Notes from the Director
Best Friends

Do you remember your first “best friend?” Mine was named Caitlin. We met the first day of third grade and were essentially inseparable until she moved away four years later. We wanted to spend every waking moment together. I knew her family as well as I knew my own. Her bedroom was my second home. And there was absolutely nothing I would not have done for her. After she moved, we wrote letters and spoke on the phone regularly for years. It sounds a lot like being in love, doesn’t it?

The Two Gentlemen of Verona is a play about friendship. Yes, it is also a love story, but the real love story here is between Proteus and Valentine. And that may be why we have such trouble understanding or accepting it today.
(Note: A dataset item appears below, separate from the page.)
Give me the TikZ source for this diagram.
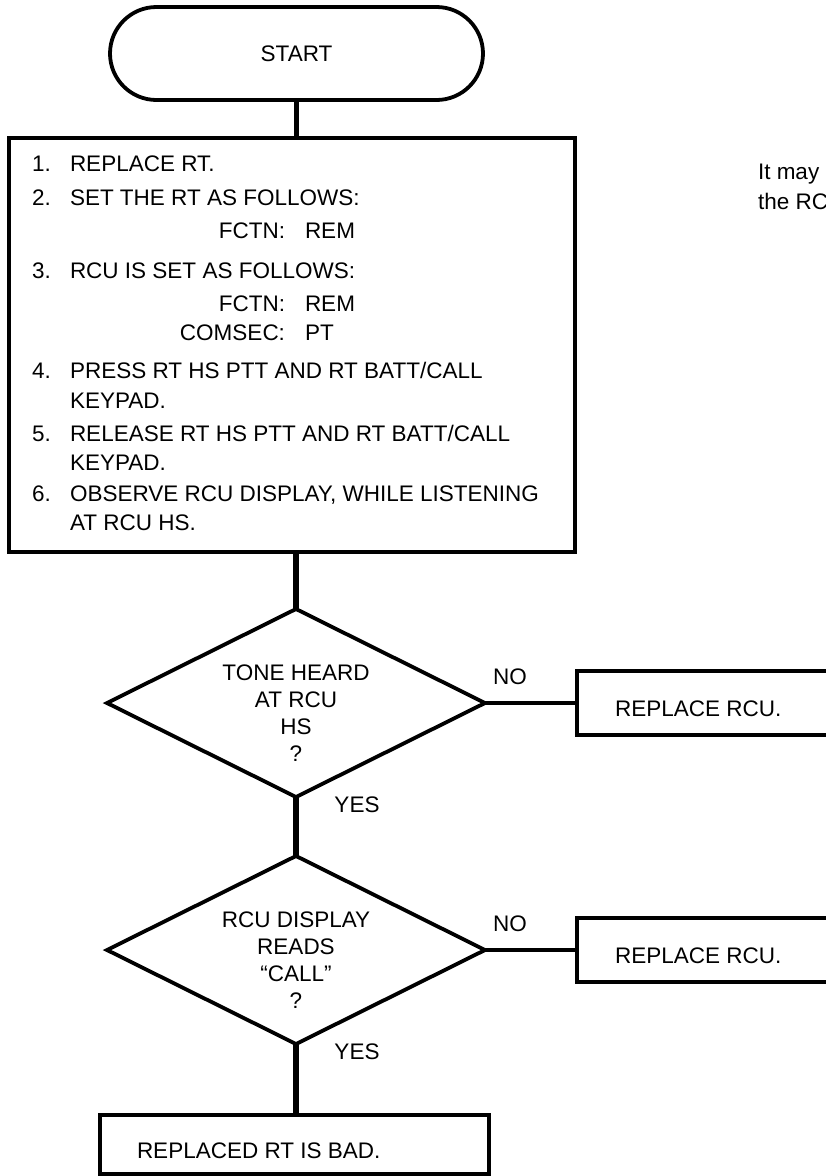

Nowadays we expect this kind of intense friendship primarily in little girls (and sometimes little boys). In Shakespeare’s day, however, relationships like this were prevalent in grown men. And I think that is where our confusion with this play lies. Valentine and Proteus are best friends, but not in a buddy-movie kind of way. They love each other – more than they can or will love anyone else, ever – but they are not gay. Julia and Sylvia are the objects of their sexual attraction, the play’s “love interests,” but when it comes down to a choice, the protocol of Elizabethan friendship insists that Proteus and Valentine should always choose each other. That is how friendship was supposed to work.

Interestingly, in Shakespeare’s play it doesn’t (no spoiler beyond that). In other words, it is not just contemporary audiences who don’t understand the relationships here – even Shakespeare’s original audience would have been befuddled by what they saw onstage. The Two Gentlemen of Verona is confusing, not because Elizabethan relationships were so different from what we experience today, but because love is confusing; friendship is confusing; life is confusing. And when all those elements get tangled together, the confusion (and the comedy) grows exponentially.

Most people who know me well know that The Two Gentlemen of Verona is the first Shakespeare play I ever saw. I was seven years old, and yet I understood these characters because they had the same complex feelings as I did. Obviously, I was far too young to have fallen in love. But it was only a few months after I saw the play that I first met Caitlin and found the friendship that would anchor most of my childhood.

It was difficult for us to navigate around that anchor. We learned to deal with family rules, bullies at school, long separations for summer camp, and the occasional quarrel. But we did it all together. And that’s what makes our story a love story: not that we attended each other’s weddings, but that we shared everything that led up to them, just like Valentine and Proteus.